WHAT THIS TASK INVOLVES. Scan the listing that follows and report how many lines contain "matplotlib". Write the number alone.

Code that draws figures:
******************************

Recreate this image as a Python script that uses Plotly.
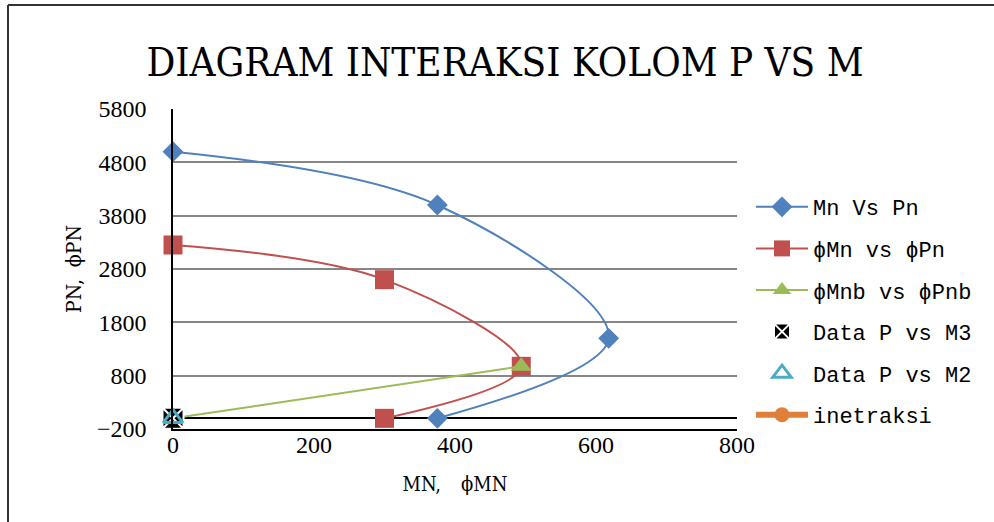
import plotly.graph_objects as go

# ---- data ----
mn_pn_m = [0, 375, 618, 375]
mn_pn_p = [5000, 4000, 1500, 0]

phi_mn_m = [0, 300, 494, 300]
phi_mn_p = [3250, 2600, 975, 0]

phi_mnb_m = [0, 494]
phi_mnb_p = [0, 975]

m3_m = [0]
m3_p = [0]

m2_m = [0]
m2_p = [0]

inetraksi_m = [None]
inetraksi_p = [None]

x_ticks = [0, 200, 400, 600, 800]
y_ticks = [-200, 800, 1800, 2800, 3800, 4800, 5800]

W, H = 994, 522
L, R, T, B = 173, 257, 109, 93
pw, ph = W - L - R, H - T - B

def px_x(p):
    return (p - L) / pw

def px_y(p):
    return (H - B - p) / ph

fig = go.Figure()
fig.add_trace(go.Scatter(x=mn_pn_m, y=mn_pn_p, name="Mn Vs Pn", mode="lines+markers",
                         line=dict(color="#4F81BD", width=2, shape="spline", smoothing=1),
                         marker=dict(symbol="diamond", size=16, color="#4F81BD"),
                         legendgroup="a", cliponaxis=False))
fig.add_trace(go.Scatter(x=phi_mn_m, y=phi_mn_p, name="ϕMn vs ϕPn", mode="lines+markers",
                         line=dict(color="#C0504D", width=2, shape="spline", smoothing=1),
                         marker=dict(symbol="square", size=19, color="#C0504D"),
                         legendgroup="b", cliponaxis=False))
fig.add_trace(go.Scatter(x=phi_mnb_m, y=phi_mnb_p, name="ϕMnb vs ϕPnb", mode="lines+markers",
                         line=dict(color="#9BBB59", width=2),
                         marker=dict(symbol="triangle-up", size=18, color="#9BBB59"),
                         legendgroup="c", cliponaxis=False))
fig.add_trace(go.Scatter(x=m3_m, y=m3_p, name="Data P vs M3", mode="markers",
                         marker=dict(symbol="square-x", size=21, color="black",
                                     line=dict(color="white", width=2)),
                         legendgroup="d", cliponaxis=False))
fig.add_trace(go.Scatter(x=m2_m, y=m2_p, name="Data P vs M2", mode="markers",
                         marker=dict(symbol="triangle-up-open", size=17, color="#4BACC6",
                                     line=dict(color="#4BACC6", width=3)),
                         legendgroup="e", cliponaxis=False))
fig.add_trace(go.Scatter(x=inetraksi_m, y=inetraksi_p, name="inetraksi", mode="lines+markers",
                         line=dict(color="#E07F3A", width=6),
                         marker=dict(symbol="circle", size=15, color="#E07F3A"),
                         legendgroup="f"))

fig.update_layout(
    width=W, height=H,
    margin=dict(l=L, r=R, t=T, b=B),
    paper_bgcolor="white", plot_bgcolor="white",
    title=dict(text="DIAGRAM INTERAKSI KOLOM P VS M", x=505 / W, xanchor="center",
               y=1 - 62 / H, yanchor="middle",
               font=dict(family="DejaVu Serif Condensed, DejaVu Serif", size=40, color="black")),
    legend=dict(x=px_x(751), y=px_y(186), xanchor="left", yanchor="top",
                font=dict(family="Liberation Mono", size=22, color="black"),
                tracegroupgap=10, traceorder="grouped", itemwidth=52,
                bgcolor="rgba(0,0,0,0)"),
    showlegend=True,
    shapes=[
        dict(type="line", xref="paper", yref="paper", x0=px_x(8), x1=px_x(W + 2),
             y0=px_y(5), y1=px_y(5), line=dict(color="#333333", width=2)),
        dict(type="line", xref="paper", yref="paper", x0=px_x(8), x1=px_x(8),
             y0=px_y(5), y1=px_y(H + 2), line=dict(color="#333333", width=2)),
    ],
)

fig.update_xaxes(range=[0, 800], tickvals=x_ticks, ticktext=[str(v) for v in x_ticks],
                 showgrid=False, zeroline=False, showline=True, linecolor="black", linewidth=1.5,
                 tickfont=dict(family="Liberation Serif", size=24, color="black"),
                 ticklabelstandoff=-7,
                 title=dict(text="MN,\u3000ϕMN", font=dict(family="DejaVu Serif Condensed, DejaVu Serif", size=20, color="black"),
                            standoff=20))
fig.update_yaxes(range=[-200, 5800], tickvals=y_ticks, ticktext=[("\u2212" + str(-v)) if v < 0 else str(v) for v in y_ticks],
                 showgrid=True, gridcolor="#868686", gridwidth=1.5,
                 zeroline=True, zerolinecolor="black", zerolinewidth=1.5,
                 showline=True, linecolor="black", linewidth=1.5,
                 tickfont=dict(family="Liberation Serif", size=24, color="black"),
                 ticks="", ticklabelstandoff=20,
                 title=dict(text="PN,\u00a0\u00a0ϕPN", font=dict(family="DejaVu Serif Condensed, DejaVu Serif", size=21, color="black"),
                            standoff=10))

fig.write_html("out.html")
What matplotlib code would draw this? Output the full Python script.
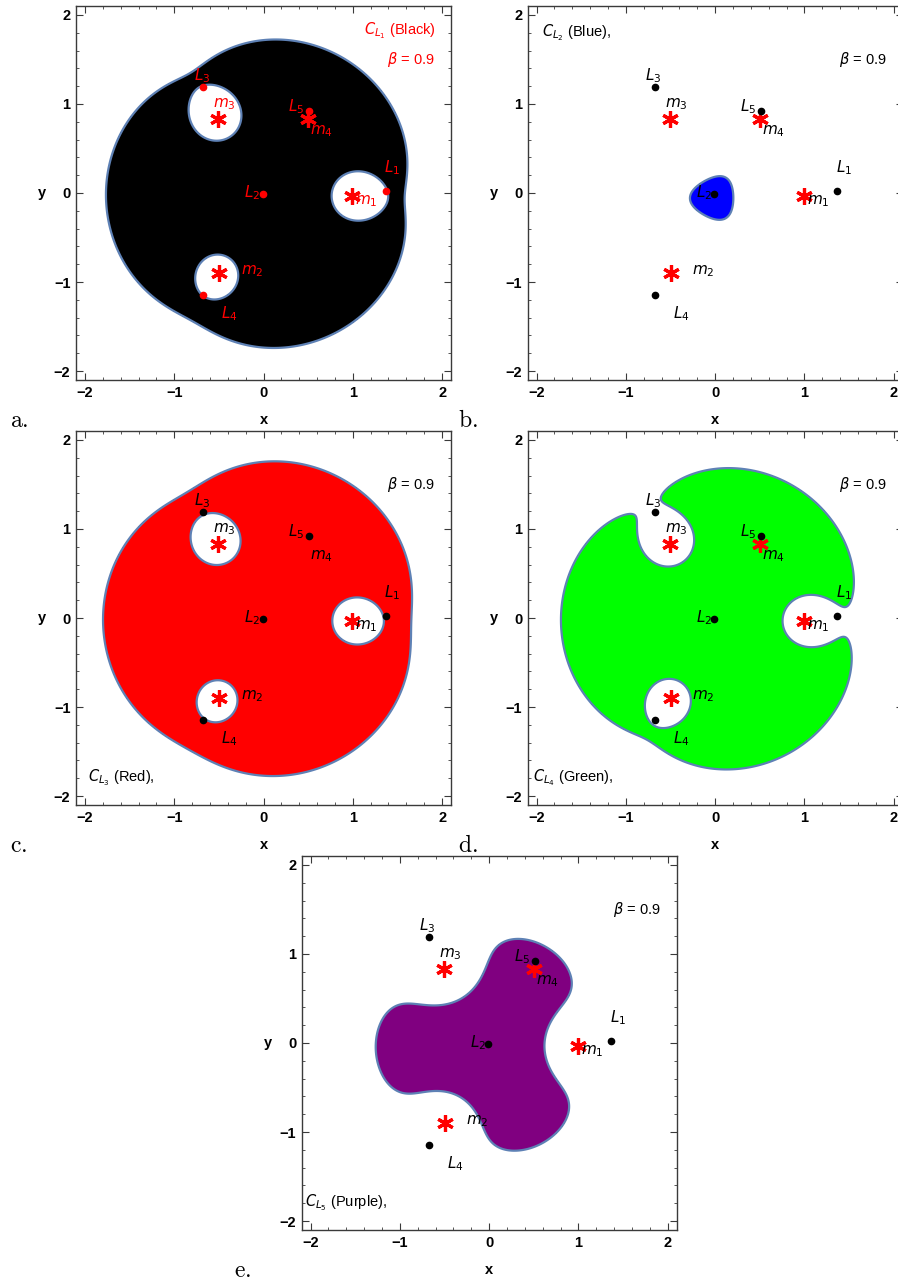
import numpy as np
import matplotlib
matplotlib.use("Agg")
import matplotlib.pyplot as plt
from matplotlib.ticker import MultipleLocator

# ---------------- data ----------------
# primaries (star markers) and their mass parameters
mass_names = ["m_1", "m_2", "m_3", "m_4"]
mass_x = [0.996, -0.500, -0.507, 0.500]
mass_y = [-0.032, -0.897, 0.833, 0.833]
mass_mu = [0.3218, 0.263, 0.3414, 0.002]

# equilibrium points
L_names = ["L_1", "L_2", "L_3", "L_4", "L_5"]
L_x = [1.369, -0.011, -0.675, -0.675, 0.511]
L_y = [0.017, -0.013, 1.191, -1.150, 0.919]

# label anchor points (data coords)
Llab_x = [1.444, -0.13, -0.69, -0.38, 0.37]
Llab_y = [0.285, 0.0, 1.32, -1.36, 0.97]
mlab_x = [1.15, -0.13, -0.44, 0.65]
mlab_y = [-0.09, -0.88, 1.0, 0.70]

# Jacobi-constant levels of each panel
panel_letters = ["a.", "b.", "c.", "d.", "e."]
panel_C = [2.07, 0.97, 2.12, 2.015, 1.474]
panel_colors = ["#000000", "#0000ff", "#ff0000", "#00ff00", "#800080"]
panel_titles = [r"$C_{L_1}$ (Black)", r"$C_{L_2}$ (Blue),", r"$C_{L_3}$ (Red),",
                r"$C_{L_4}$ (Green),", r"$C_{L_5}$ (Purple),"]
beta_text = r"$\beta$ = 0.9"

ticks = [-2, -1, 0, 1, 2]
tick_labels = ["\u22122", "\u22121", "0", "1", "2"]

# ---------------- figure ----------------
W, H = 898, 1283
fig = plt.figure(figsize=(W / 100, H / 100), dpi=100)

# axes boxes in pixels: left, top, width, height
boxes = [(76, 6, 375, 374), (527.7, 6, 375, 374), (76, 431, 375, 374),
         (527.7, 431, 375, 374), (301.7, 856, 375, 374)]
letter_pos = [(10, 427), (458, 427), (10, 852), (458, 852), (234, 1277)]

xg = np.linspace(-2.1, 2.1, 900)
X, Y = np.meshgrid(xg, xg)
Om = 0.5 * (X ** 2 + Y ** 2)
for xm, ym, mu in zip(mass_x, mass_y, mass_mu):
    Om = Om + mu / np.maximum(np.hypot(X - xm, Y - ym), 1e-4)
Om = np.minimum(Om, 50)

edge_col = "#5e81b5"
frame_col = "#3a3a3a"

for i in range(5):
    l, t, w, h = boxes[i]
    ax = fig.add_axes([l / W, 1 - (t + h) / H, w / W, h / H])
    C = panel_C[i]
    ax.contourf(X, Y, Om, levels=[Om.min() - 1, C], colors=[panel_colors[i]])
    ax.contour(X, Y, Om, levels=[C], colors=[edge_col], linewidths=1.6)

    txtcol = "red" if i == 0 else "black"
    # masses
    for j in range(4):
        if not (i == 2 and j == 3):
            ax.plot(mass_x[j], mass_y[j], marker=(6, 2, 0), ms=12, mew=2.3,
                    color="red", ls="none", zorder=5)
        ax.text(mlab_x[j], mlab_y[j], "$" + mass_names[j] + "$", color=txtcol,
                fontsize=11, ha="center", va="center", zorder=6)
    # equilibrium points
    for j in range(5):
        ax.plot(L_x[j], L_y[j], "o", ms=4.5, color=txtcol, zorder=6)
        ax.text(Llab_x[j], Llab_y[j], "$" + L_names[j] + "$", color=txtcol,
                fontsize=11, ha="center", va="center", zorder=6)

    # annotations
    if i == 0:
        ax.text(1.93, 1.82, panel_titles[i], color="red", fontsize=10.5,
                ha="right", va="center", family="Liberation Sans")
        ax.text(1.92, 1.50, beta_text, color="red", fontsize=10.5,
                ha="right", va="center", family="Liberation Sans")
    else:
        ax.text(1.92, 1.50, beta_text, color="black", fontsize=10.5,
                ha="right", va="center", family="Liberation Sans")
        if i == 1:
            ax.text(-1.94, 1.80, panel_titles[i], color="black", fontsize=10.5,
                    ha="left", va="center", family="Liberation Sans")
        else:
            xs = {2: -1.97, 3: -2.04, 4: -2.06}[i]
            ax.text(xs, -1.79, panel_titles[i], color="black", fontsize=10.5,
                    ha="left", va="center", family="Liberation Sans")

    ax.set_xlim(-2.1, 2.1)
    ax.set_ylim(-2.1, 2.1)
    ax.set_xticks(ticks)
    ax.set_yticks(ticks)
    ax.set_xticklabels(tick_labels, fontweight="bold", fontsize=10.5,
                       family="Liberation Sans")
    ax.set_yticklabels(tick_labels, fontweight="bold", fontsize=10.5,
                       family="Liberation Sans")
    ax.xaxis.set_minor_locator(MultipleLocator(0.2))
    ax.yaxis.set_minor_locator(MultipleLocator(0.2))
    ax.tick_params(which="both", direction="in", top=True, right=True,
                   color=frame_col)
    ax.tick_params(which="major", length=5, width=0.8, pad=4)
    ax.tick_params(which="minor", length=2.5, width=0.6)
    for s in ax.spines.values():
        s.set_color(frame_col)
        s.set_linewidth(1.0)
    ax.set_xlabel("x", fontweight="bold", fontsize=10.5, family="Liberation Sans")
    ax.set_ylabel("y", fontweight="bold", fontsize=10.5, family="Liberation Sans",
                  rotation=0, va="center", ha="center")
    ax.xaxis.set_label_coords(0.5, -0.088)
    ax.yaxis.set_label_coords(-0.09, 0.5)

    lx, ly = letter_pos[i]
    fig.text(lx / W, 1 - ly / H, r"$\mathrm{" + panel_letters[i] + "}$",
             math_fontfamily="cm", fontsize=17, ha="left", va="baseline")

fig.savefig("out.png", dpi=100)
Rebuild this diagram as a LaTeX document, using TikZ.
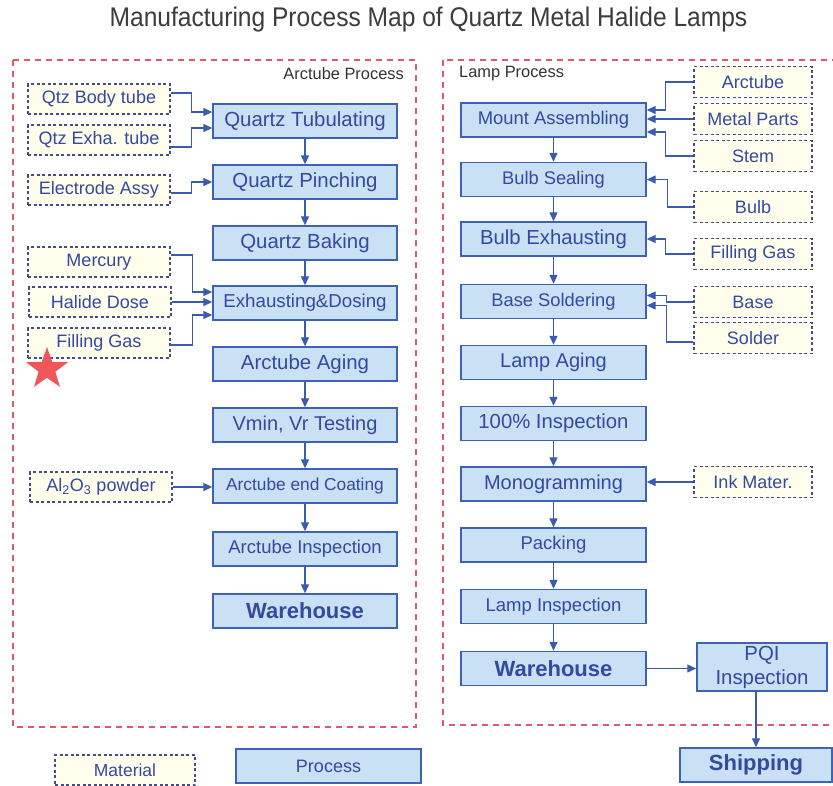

******************************

EXERCISE ANSWER. 5